Before long they also have a daughter called Thelma, but she is a delicate girl. In other respects too Ray and Thelma could hardly be more different, he being naughty and wild, she good and quiet. Grown-up they share, however, a craving for the pleasures and riches denied them on the farm. Ray leaves without a word to make his fortune in the world, but the dishonest and cruel streak of his nature soon gets him into trouble. Thelma, on the other hand, starts a career in the city that allows her to hook herself a wealthy husband. Meanwhile, Stan and Amy Parker become older following the same farm routines as ever in a neighbourhood that has changed into the suburb of a big city… 

The setting of The Tree of Man in time and place is vague although concluding from a few place names and plot elements like the appearance of motor cars on the roads or the war against Germany it should be New South Wales between 1920 and 1955. The plot flows gently and quietly like the ordinary life of any farmer in the Australian bush, an impression that is heightened by the fact that Stan and Amy Parker are often referred to only as the man and the woman.

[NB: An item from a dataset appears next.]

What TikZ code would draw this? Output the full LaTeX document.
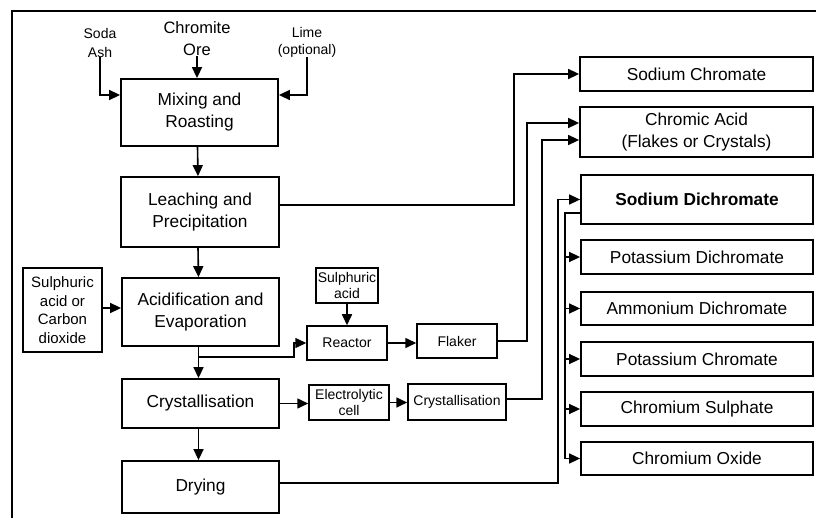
\documentclass[tikz,border=0pt]{standalone}
\usepackage{fontspec}
\setmainfont{Liberation Sans}
\usepackage{tikz}
\usetikzlibrary{arrows.meta}

\tikzset{
  box/.style={draw, line width=1.8pt, align=center, inner sep=0pt, font=\fontsize{17.3}{22}\selectfont},
  smallbox/.style={draw, line width=1.5pt, align=center, inner sep=0pt, font=\fontsize{14}{16}\selectfont},
  feed/.style={align=center, inner sep=0pt},
  line/.style={line width=1.6pt},
  flow/.style={line width=1.6pt, -{Triangle[length=11pt,width=10pt]}},
}

\begin{document}
\begin{tikzpicture}[x=1pt,y=-1pt]
\useasboundingbox (0,0) rectangle (816,518);
\draw [line width=1.6pt] (12,518) -- (12,11) -- (816,11);

\node [feed, font=\fontsize{14}{18}\selectfont] (soda) at (100,43) {Soda\\Ash};
\node [feed, font=\fontsize{16.5}{22}\selectfont] (ore) at (197,39) {Chromite\\Ore};
\node [feed, font=\fontsize{14}{17}\selectfont] (lime) at (307,42) {Lime\\(optional)};

\node [box, minimum width=157, minimum height=67] (mix) at (199.5,112.5) {Mixing and\\Roasting};
\node [box, minimum width=158, minimum height=70] (leach) at (200,212) {Leaching and\\Precipitation};
\node [box, minimum width=157, minimum height=68] (acid) at (200.5,312) {Acidification and\\Evaporation};
\node [box, minimum width=157, minimum height=49] (cryst) at (200.5,403.5) {Crystallisation};
\node [box, minimum width=157, minimum height=52] (dry) at (200.5,487) {Drying};
\node [draw, line width=1.2pt, align=center, inner sep=0pt, font=\fontsize{15}{18.5}\selectfont,
       minimum width=79, minimum height=84] (sulph) at (62.5,310) {Sulphuric\\acid or\\Carbon\\dioxide};

\draw [flow] (soda.south) |- ([yshift=17.5pt]mix.west);
\draw [flow] (ore.south) -- (ore.south |- mix.north);
\draw [flow] (lime.south) |- ([yshift=17.5pt]mix.east);
\draw [flow] ([xshift=-2pt]mix.south) -- ([xshift=-2pt]leach.north);
\draw [flow] ([xshift=-2pt]leach.south) -- ([xshift=-2pt]acid.north);
\draw [flow] ([xshift=-2pt]acid.south) -- ([xshift=-2pt]cryst.north);
\draw [flow] ([xshift=-2pt]cryst.south) -- ([xshift=-2pt]dry.north);
\draw [flow] ([yshift=2pt]sulph.east) -- ([yshift=2pt]sulph.east -| acid.west);

\node [smallbox, minimum width=62, minimum height=35] (sulph2) at (347,285.5) {Sulphuric\\acid};
\node [smallbox, minimum width=80, minimum height=34] (reactor) at (347,343) {Reactor};
\node [smallbox, minimum width=80, minimum height=34] (flaker) at (457,341) {Flaker};
\node [smallbox, minimum width=80, minimum height=35] (elec) at (349,402.5) {Electrolytic\\cell};
\node [smallbox, minimum width=98, minimum height=36] (cryst2) at (457,402) {Crystallisation};

\coordinate (br) at (198.5,357);
\draw [flow] (br) -- (294,357) |- (reactor.west);
\draw [flow] (sulph2) -- (reactor);
\draw [flow] (reactor.east) -- (reactor.east -| flaker.west);
\draw [flow] (cryst.east) -- (cryst.east -| elec.west);
\draw [flow] (elec.east) -- (elec.east -| cryst2.west);

\node [box, minimum width=233, minimum height=34] (nachrom) at (696.5,74) {Sodium Chromate};
\node [box, minimum width=233, minimum height=50] (chracid) at (696.5,132) {Chromic Acid\\(Flakes or Crystals)};
\node [box, minimum width=232, minimum height=49] (nadichrom) at (697,199.5) {\textbf{Sodium Dichromate}};
\node [box, minimum width=232, minimum height=34] (kdichrom) at (697,257) {Potassium Dichromate};
\node [box, minimum width=232, minimum height=33] (amdichrom) at (697,308.5) {Ammonium Dichromate};
\node [box, minimum width=232, minimum height=34] (kchrom) at (697,359) {Potassium Chromate};
\node [box, minimum width=232, minimum height=34] (crsulph) at (697,409) {Chromium Sulphate};
\node [box, minimum width=232, minimum height=33] (croxide) at (697,458.5) {Chromium Oxide};

\draw [flow] ([yshift=7pt]leach.east) -| ([xshift=-65pt]nachrom.west) -- (nachrom.west);
\draw [flow] (flaker.east) -| ([xshift=-52pt,yshift=9pt]chracid.west) -- ([yshift=9pt]chracid.west);
\draw [flow] ([yshift=3pt]cryst2.east) -| ([xshift=-37pt,yshift=-8pt]chracid.west) -- ([yshift=-8pt]chracid.west);
\draw [flow] ([yshift=4pt]dry.east) -| ([xshift=-22pt]nadichrom.west) -- (nadichrom.west);

\coordinate (bus) at (565,0);
\draw [line] ([yshift=-13.5pt]nadichrom.west) -| (bus |- croxide);
\draw [flow] (bus |- kdichrom) -- (kdichrom.west);
\draw [flow] (bus |- amdichrom) -- (amdichrom.west);
\draw [flow] (bus |- kchrom) -- (kchrom.west);
\draw [flow] (bus |- crsulph) -- (crsulph.west);
\draw [flow] (bus |- croxide) -- (croxide.west);
\end{tikzpicture}
\end{document}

Unexpected turns and twists of fate are rare even when it comes to natural forces striking the country and calling for action. This is because the author’s focus clearly is on the Parker family, notably Stan, and their understanding of life, of each other and of themselves. The novel has been called a domestic narrative, a fable, even folklore, but much rather it’s a character or social study of the Australian soul merging the experience of life in an inhospitable country with the heritage of European civilisation. It’s also a story about being at a loss for words to communicate with others and to express, i.e. understand the inner self. By contrast the author’s language is highly poetic and rich in powerful images that make the book an intriguing as well as impressive experience.

There can be no doubt that The Tree of Man by Patrick White is a challenging read that reveals its full charm only to those who are receptive to the meaning hidden between the lines and to its spiritual dimension showing above all in the sublime descriptions of stunning Australian landscape. It may help to read the poem from A Shropshire Lad by A. E. Housman from which the author took the novel’s title and quoted several verses although I didn’t bother to search for it until I set out to write this review… I enjoyed the book despite all. Admittedly, it took me a while to get into this read, but it definitely was worth it.